Let a probability distribution parameterized by $\theta\in\mathbb R^2$ be defined on $\mathbb R^2$ by the density function
$$f_\theta(z)=\frac1Z\exp(-\frac12(z-A\theta)^TV^{-1}(z-A\theta))$$
Where $Z$ is just whatever normalization constant is needed to make this a density function, and
$$A=\left[ {\begin{array}{cc} 1 & 1 \\ 1 & -1 \\ \end{array} } \right], V=\left[ {\begin{array}{cc} 1 & \rho \\ \rho & 1 \\ \end{array} } \right]$$
I'm supposed to find that the Fisher information matrix is diagonal. Now, if I look at the partial derivatives of $\log f_\theta$, I get (after dropping the constant factor $-\frac12$):
$$ \begin{align}\partial_{\theta_i}\log f_\theta(z)&=\partial_{\theta_i}-\frac12\langle z-A\theta, V^{-1}(z-A\theta)\rangle \\ &=-\frac12(\langle -A_i,V^{-1}(z-A\theta)\rangle + \langle z-A\theta, -(V^{-1}A)_i\rangle) \end{align}$$
Where $B_i$ denotes the $i$-th column of $B$. Since $V$ is symmetric, this becomes $I_i(z):=\partial_{\theta_i}\log f_\theta(z)=\langle A_i, V^{-1}(z-A\theta)\rangle$.

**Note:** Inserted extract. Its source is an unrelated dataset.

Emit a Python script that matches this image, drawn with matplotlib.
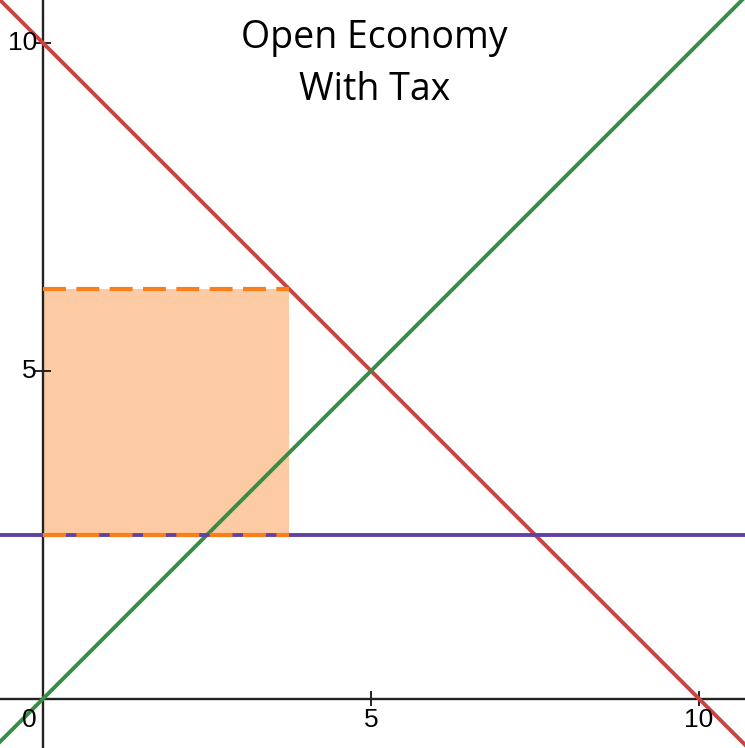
import numpy as np
import matplotlib.pyplot as plt

# Data
x_range = [-0.655, 10.70]
y_range = [-0.75, 10.655]
demand = [10, -1]        # intercept, slope  (y = 10 - x)
supply = [0, 1]          # y = x
world_price = 2.5
tax_price = 6.25
import_qty = 3.75
tick_vals = [5, 10]
tick_labels = ["5", "10"]

fig = plt.figure(figsize=(7.45, 7.48), dpi=100)
ax = fig.add_axes([0, 0, 1, 1])
ax.set_xlim(x_range)
ax.set_ylim(y_range)
for s in ax.spines.values():
    s.set_visible(False)
ax.set_xticks([])
ax.set_yticks([])

# Axes lines
ax.axhline(0, color="#222222", lw=1.7, zorder=2)
ax.axvline(0, color="#222222", lw=1.7, zorder=2)

xs = np.array(x_range)
# Shaded area
ax.fill_between([0, import_qty], world_price, tax_price, color="#fa7e19", alpha=0.4, lw=0, zorder=1)

ax.plot(xs, demand[0] + demand[1] * xs, color="#c74440", lw=2.8, zorder=3)
ax.plot(xs, supply[0] + supply[1] * xs, color="#388c46", lw=2.8, zorder=3)
ax.axhline(world_price, color="#6042a6", lw=2.8, zorder=3)
ax.plot([0, import_qty], [tax_price, tax_price], color="#fa7e19", lw=3, ls=(0, (5.5, 2.5)), zorder=4)
ax.plot([0, import_qty], [world_price, world_price], color="#fa7e19", lw=3, ls=(0, (5.5, 2.5)), zorder=4)

# Ticks and labels
tick_len = 0.1
for v, lab in zip(tick_vals, tick_labels):
    ax.plot([v, v], [-tick_len, tick_len], color="#222222", lw=1.4)
    ax.plot([-tick_len, tick_len], [v, v], color="#222222", lw=1.4)
    ax.text(v, -0.14, lab, ha="center", va="top", fontsize=19, family="Liberation Sans")
    ax.text(-0.09, v, lab, ha="right", va="center", fontsize=19, family="Liberation Sans")
ax.text(-0.09, -0.14, "0", ha="right", va="top", fontsize=19, family="Liberation Sans")

ax.text(5.05, 9.68, "Open Economy\nWith Tax", ha="center", va="center", fontsize=27,
        family="Open Sans", linespacing=1.5)

fig.savefig("out.png", dpi=100)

Is all that correct? Because if it is, I don't see how I can show that $E(I_1(z) I_2(z))=0$, which is what I need for the matrix to be diagonal.
$E(I_1I_2)=E[A_1^TV^{-1}(Z-A\theta)(Z-A\theta)^TV^{-1}A_2]$
Now note $E[(Z-A\theta)(Z-A\theta)^T]=V$ therefore $E(I_1I_2)=A_1^TV^{-1}A_2$, which is $0$